Data for processing:
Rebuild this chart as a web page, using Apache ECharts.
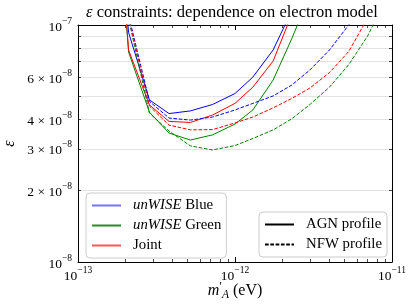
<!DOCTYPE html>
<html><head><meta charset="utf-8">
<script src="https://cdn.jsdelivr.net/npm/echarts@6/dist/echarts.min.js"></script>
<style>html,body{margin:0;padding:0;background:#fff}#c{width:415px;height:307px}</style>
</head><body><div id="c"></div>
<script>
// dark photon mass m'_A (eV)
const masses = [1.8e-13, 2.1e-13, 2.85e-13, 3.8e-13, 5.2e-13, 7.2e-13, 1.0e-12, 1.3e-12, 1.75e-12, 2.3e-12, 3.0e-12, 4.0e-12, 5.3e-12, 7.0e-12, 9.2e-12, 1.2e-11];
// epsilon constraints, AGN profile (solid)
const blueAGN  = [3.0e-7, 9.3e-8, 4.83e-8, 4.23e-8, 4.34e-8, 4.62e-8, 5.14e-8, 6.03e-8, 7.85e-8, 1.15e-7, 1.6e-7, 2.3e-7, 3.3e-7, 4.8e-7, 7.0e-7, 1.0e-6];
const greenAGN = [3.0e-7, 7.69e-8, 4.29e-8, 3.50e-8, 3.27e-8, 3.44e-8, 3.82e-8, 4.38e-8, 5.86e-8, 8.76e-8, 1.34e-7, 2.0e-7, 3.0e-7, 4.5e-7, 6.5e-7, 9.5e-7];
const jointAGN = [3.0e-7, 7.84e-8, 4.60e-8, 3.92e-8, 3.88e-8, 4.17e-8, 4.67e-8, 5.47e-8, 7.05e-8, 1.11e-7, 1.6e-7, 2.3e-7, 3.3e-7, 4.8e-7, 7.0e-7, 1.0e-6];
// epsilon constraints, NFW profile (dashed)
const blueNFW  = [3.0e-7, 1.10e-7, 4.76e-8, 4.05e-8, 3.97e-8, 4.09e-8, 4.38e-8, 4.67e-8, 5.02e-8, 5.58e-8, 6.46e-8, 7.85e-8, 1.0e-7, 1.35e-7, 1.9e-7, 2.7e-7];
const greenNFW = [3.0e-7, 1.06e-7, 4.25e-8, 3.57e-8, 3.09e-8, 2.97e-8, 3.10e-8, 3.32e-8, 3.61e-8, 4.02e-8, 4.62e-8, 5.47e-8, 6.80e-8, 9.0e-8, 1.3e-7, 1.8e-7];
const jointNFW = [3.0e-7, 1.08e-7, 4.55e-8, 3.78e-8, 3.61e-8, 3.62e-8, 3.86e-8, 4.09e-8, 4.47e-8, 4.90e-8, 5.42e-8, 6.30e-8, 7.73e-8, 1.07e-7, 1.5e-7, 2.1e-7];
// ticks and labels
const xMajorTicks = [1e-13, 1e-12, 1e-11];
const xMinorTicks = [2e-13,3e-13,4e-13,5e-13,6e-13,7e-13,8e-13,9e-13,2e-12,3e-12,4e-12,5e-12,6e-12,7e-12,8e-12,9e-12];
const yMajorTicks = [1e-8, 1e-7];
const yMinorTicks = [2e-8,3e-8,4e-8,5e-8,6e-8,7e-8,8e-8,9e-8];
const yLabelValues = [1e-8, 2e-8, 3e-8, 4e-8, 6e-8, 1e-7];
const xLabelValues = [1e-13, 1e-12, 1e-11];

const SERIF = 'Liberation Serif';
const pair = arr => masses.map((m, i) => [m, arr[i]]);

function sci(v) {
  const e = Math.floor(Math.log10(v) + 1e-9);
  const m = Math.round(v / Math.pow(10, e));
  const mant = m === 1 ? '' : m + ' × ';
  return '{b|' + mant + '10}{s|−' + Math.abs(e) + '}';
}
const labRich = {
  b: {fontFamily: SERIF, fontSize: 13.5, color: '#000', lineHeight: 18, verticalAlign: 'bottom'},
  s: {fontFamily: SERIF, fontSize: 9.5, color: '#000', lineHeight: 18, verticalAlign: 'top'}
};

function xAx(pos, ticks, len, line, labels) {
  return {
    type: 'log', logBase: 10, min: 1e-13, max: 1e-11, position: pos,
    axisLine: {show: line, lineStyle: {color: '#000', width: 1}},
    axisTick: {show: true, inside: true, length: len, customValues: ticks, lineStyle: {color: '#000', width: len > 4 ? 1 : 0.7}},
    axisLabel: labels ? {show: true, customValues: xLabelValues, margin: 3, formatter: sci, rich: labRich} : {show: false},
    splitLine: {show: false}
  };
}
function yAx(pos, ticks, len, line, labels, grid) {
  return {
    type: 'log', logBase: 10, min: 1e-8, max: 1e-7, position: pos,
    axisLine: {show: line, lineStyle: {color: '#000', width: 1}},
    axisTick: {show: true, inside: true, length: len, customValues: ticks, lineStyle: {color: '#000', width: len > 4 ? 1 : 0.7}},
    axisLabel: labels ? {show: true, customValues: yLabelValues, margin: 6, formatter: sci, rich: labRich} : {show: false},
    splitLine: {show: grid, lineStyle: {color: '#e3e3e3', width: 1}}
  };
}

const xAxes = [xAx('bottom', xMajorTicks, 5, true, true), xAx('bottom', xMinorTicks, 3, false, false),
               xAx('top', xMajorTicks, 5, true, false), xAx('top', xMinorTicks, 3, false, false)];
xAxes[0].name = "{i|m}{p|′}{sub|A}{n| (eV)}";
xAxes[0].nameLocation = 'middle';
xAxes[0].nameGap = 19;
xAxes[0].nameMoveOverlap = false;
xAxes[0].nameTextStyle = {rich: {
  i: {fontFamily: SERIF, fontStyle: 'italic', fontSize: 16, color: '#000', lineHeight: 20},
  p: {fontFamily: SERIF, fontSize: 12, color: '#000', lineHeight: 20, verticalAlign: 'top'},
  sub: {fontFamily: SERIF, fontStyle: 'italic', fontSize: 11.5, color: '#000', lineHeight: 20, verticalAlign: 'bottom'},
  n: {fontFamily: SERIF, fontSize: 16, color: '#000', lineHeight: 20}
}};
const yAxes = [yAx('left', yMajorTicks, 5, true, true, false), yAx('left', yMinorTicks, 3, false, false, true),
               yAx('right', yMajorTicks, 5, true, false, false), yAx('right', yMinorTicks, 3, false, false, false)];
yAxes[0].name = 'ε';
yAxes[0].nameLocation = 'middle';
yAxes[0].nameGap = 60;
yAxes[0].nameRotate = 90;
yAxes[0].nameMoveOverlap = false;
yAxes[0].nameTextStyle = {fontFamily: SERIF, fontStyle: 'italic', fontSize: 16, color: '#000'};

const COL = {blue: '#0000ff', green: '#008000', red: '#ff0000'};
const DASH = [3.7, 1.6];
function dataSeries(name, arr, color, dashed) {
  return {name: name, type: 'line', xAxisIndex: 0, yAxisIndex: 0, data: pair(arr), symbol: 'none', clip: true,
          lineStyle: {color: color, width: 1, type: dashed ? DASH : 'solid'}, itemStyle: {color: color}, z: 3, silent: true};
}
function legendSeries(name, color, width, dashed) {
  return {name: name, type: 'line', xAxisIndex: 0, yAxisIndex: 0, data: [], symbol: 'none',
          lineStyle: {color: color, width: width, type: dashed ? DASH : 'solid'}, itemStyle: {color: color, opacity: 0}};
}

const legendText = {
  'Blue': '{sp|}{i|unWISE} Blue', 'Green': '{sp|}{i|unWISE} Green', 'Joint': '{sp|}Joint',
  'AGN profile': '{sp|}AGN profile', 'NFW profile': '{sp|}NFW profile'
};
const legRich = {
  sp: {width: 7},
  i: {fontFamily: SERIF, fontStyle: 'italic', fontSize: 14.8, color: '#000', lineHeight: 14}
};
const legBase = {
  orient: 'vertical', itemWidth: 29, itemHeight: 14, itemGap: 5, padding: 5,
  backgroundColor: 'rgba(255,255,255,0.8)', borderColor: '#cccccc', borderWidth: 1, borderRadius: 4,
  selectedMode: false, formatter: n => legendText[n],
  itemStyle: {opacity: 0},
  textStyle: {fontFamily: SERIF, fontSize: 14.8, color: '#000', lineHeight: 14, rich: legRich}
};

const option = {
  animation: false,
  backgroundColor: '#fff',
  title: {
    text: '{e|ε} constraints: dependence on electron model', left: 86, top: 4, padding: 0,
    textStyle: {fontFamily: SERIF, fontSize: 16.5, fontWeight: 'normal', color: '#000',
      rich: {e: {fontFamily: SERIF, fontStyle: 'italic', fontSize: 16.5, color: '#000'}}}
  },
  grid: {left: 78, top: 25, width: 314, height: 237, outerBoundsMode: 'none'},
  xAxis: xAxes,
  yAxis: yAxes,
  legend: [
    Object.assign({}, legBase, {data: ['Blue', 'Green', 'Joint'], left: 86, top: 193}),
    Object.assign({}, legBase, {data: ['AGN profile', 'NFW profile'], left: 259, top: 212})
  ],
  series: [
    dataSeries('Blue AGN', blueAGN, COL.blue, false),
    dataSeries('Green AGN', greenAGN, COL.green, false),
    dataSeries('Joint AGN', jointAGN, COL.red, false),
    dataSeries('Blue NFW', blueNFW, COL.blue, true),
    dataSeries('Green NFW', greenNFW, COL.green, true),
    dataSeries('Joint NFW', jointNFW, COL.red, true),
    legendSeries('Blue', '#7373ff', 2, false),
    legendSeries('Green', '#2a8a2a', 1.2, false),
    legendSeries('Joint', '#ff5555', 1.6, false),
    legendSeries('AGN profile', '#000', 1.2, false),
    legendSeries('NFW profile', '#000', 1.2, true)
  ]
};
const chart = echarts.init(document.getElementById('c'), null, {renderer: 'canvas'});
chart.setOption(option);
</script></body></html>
==
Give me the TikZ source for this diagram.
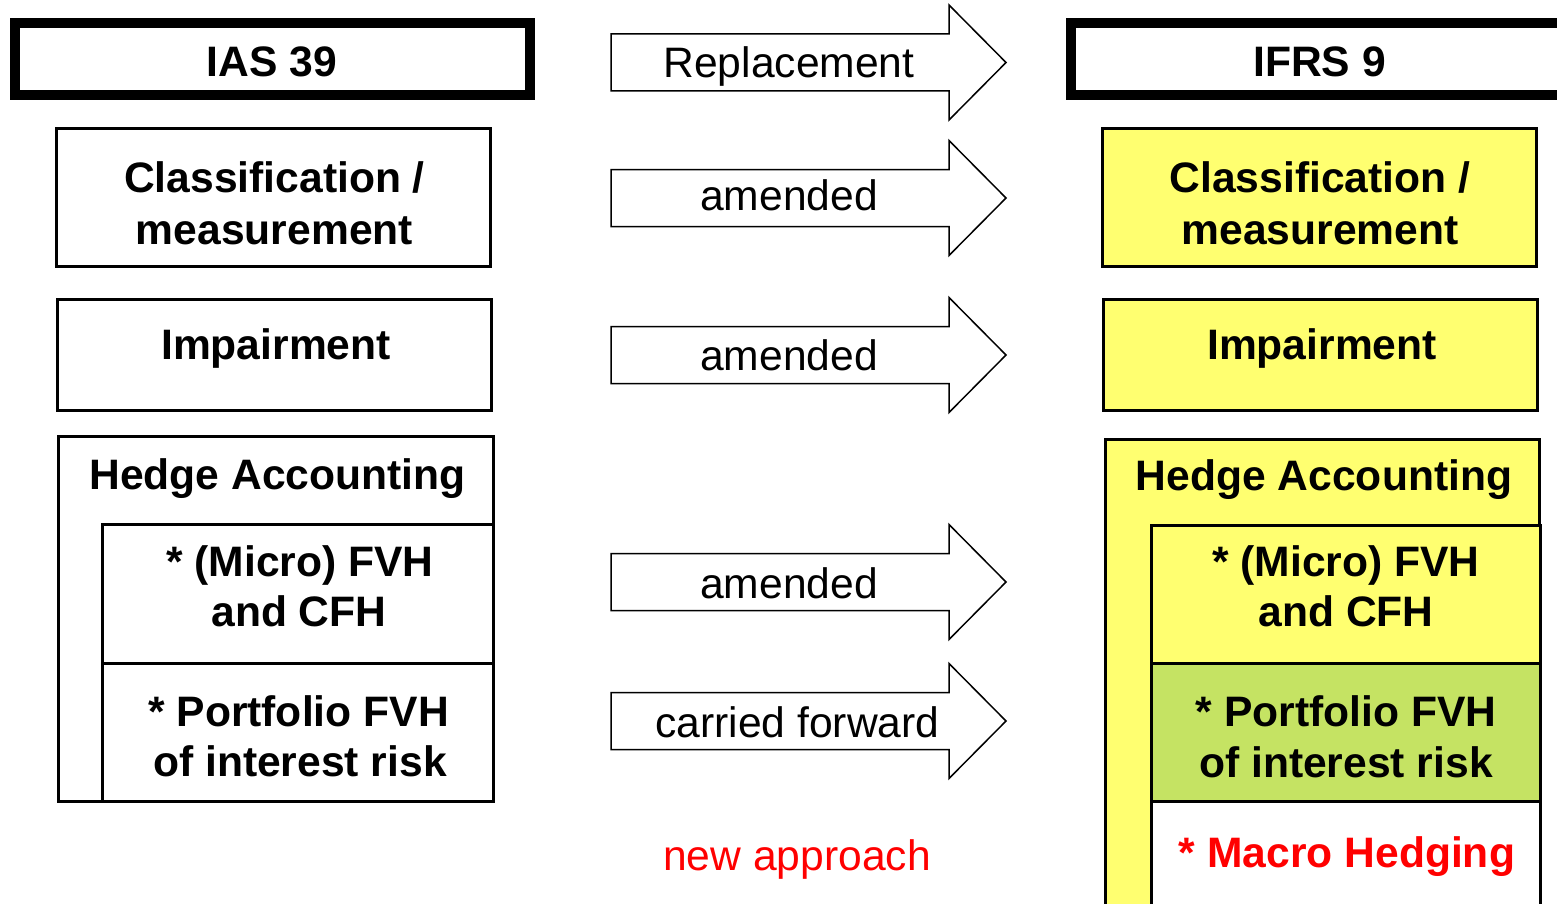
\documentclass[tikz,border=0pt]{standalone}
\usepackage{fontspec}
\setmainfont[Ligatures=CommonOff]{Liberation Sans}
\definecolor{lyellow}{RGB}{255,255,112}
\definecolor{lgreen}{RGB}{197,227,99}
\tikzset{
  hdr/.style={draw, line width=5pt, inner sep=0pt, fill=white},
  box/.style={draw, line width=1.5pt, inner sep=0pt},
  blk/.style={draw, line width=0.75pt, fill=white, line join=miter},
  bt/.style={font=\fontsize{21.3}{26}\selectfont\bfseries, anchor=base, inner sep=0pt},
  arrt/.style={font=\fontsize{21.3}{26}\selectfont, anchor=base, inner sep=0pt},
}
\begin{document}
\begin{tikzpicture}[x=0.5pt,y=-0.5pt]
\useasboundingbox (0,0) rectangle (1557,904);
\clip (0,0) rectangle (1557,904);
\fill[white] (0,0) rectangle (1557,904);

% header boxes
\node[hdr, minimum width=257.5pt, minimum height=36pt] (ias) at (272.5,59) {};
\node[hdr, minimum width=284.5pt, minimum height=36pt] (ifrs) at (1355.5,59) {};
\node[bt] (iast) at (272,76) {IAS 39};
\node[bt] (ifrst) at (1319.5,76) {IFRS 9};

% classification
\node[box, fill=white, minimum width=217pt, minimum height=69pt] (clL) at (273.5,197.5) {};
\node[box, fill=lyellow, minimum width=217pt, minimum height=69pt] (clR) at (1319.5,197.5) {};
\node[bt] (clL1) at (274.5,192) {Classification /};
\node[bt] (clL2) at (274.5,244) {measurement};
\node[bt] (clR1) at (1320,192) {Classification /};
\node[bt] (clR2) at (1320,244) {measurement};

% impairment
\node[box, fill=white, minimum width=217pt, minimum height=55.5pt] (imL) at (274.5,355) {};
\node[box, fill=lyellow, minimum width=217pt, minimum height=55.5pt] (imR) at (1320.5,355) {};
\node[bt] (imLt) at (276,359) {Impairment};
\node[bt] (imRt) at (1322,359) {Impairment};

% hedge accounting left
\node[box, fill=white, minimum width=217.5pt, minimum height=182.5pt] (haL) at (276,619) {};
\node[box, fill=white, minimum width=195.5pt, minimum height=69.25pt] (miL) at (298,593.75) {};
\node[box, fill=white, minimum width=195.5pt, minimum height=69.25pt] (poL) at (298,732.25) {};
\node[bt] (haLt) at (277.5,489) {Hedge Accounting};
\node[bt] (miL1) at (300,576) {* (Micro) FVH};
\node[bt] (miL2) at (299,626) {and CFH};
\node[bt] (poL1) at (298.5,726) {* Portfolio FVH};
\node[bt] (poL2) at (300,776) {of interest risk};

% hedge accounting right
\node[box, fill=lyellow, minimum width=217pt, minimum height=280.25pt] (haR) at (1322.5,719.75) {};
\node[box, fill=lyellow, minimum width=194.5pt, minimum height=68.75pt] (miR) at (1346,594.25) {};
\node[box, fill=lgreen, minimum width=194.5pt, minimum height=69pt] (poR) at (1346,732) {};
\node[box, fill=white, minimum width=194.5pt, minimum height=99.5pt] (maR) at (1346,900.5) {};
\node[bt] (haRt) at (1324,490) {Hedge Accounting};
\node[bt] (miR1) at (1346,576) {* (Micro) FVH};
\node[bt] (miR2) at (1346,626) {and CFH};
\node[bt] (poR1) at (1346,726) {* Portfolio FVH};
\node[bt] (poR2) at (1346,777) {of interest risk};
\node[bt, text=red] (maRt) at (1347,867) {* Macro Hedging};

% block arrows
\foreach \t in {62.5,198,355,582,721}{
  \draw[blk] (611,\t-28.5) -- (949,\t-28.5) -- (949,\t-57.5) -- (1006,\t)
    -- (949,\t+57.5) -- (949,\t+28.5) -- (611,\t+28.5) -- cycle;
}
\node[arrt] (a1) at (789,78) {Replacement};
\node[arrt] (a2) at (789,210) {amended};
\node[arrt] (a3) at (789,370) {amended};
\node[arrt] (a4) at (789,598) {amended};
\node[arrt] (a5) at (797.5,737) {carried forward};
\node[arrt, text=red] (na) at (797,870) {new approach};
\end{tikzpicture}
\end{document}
...
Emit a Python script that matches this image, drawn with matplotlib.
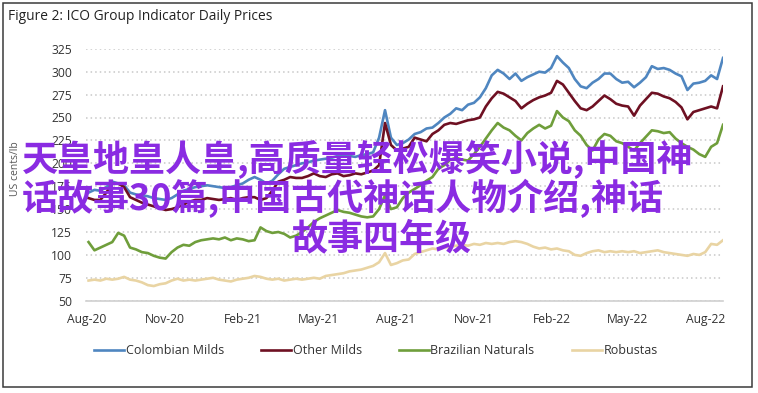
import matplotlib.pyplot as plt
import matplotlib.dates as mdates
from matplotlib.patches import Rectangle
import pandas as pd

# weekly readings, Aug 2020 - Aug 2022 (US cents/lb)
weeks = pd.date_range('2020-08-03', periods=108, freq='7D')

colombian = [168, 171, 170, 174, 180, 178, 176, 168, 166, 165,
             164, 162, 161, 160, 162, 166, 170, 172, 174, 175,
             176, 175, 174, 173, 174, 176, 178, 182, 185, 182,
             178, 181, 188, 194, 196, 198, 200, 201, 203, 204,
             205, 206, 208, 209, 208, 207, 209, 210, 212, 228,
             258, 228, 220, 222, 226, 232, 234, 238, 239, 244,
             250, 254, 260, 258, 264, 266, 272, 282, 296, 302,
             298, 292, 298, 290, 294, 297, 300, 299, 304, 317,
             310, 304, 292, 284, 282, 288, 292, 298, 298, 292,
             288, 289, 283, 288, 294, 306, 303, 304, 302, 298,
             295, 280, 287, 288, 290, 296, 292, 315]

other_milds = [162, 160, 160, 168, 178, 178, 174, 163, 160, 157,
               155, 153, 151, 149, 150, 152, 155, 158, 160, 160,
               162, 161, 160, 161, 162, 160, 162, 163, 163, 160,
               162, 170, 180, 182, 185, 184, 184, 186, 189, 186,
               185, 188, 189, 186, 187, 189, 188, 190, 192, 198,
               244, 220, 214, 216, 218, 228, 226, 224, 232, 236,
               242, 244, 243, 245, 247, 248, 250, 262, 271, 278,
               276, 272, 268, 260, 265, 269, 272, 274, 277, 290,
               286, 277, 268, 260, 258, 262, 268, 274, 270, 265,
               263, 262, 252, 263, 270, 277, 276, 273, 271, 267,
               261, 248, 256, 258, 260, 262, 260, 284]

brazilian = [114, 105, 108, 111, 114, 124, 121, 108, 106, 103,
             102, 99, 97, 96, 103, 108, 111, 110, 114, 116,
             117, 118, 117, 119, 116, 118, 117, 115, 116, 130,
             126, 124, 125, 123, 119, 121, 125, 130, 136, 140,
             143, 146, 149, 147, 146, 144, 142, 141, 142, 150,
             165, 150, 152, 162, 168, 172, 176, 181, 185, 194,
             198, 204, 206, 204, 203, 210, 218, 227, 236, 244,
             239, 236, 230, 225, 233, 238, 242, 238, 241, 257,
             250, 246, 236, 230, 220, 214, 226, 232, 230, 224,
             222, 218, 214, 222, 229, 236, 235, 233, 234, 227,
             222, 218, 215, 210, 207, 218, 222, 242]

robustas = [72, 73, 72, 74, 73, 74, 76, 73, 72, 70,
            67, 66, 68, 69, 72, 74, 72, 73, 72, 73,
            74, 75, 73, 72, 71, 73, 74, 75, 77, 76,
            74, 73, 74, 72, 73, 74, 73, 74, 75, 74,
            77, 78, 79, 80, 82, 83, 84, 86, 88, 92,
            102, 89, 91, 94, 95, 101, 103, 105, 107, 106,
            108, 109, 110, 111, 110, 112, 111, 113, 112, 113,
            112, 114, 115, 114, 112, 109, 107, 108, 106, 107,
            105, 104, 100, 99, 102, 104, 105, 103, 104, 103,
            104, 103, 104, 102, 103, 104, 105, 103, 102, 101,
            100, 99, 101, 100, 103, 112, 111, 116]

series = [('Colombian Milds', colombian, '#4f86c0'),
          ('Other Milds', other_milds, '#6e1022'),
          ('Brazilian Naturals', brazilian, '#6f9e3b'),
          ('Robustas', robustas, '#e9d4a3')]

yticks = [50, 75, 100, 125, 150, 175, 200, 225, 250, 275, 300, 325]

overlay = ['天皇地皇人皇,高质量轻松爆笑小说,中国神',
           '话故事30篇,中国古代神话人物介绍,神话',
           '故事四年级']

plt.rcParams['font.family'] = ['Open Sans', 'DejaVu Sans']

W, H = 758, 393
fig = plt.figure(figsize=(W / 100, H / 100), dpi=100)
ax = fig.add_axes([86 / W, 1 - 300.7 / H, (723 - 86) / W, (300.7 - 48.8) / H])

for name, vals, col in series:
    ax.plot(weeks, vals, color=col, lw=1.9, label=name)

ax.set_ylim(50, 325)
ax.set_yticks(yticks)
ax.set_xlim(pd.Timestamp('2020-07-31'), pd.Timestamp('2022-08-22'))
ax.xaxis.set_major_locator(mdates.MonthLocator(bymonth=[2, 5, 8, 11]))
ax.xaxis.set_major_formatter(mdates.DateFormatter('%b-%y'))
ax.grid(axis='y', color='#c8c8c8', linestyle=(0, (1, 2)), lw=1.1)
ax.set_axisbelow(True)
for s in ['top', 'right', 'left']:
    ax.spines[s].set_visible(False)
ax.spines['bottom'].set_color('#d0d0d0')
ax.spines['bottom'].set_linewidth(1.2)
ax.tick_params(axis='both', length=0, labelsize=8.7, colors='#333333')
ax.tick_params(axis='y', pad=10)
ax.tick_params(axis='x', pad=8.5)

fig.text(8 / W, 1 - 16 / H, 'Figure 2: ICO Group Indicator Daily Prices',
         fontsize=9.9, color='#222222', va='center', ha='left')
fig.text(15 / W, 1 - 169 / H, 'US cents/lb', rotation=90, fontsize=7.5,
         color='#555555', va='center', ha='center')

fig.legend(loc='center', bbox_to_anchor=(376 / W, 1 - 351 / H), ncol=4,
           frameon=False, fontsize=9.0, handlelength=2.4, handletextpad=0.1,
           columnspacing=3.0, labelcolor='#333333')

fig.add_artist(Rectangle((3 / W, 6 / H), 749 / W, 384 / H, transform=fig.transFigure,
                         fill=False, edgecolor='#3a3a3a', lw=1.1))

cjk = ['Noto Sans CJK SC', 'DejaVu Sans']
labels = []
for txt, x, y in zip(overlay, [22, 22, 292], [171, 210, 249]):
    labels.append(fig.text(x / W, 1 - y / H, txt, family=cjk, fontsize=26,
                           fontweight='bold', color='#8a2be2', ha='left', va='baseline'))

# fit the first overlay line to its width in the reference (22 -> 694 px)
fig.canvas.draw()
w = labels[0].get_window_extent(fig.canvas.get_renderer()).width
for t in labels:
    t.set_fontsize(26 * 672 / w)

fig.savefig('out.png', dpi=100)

Instruction:
Retype the lines above exactly as they appear, from the line containing "Emit a Python" through the line containing "weeks = pd.date_range('2020-08-03', periods=108, freq='7D')", and leave out any pictures.

Written answer:
Emit a Python script that matches this image, drawn with matplotlib.
import matplotlib.pyplot as plt
import matplotlib.dates as mdates
from matplotlib.patches import Rectangle
import pandas as pd

# weekly readings, Aug 2020 - Aug 2022 (US cents/lb)
weeks = pd.date_range('2020-08-03', periods=108, freq='7D')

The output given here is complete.